The Scottish Crime and Drug Enforcement Agency has ended the careers of the key specialists propping up the country’s most dangerous organised crime groups.

In what the elite crime-fighting unit says is a major victory in the war on the underworld, all 12 are either facing prosecution or investigation by their professional bodies and none are able to operate.

News of the investigations came as police intelligence obtained by The Herald show there are 291 white-collar specialists, including lawyers and accountants, working for gangs.

The SCDEA’s director general, Deputy Chief Constable Gordon Meldrum, last night stressed the 12 taken out had been key players acting as lynchpins for the top 20% of Scotland’s 360 organised crime groups.

He said: "We found out that these 12 undoubtedly operated on behalf of a number of gangs.

"By taking out one of the specialists, you can impact on, say, eight groups because they all draw a particular type of advice from one of the individuals.

"We know for a fact that a number of specialists sit as nexus points in a number of groups.

"We have got to a position where we have undertaken investigations in to all of them and we have undertaken some kind of action against all of them."

Mr Meldrum is unable to name any of the 12, because of ongoing proceedings against them involving the Crown Office, the Law Society of Scotland and the Institute of Chartered Accountants of Scotland.

The investigation into the dirty dozen began two years ago when the SCDEA produced its first ever map of organised crime. That revealed there were 241 "specialists" -- hauliers, financiers, bureau de change operators, security experts as well as lawyers and accountants -- working for the underworld.

The latest "data sweep" for the map -- published exclusively in yesterday’s Sunday Herald -- found there were 291 such individuals. The new map also plotted 360 gangs, 200 of them based in Strathclyde, and 4472 members, including the specialists.

The data also established that 93 organised crime groups are now adopting corruption tactics against the public and private sectors -- including financial institutions and legal and accounting firms.

Mr Meldrum last night stressed that his SCDEA crime map was no "academic exercise" but had allowed his team to pinpoint exactly why white-collar professionals posed the greatest risk.

Detectives are now plotting their next move against corrupt professionals. Mr Meldrum stressed that taking such people out would have a far bigger effect than jailing a foot soldier.

He said: "Without their advice, organised crime cannot function. It has legitimate and illegitimate sides and sitting in the middle of that are the kind of professionals we are talking about, the people you or I need when we are buying a property, or applying for a mortgage.

"Without somebody on the books who is doing that for them, their business model crashes."

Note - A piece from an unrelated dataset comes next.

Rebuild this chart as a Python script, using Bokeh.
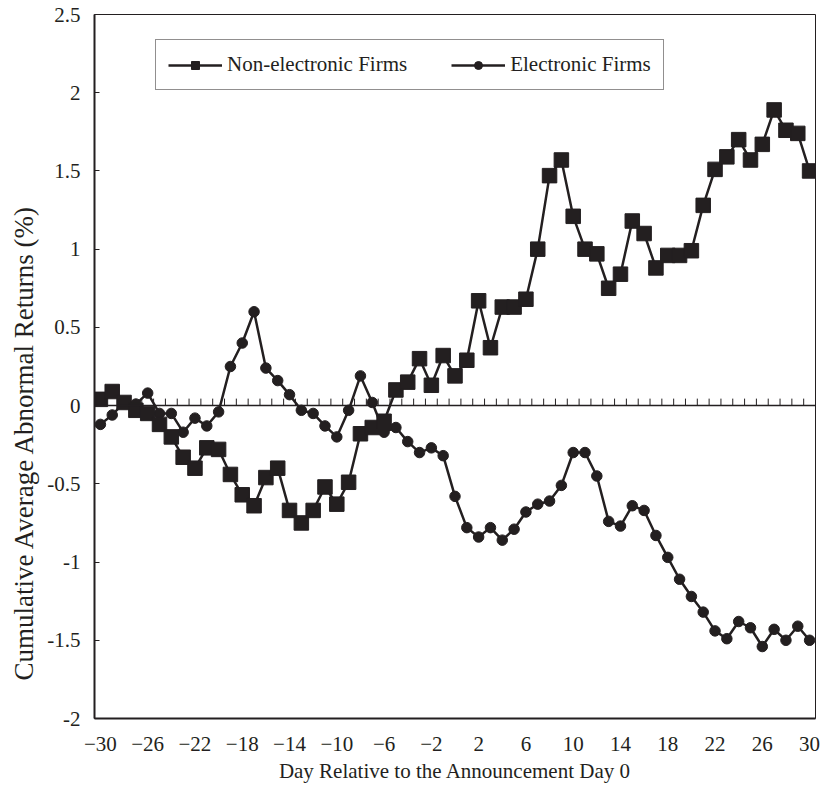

Gangsters, in particular, need to find lawyers and accountants who will fail to ask them basic questions required to satisfy money-laundering regulations. Some professionals are coerced by blackmail or threats. Others are simply greedy.

Mr Meldrum has little time for the latter. He said: "If they have the knowledge that they are doing this on behalf of organised crime, then in my opinion they are every bit as harmful to communities as the individual criminals who will pump the drugs out on to the street.

"In their own way, they cause as much harm as the organised criminals who deal the drugs or traffic the firearms.

"The harm can be very human, very individual and very local. It can be those people who die in the streets of Scotland.

"But the harm can also be a lot more nationalised than that, the economic impact on the country. The best assessment of the size of organised crime in the UK is somewhere between £20bn and £40bn a year."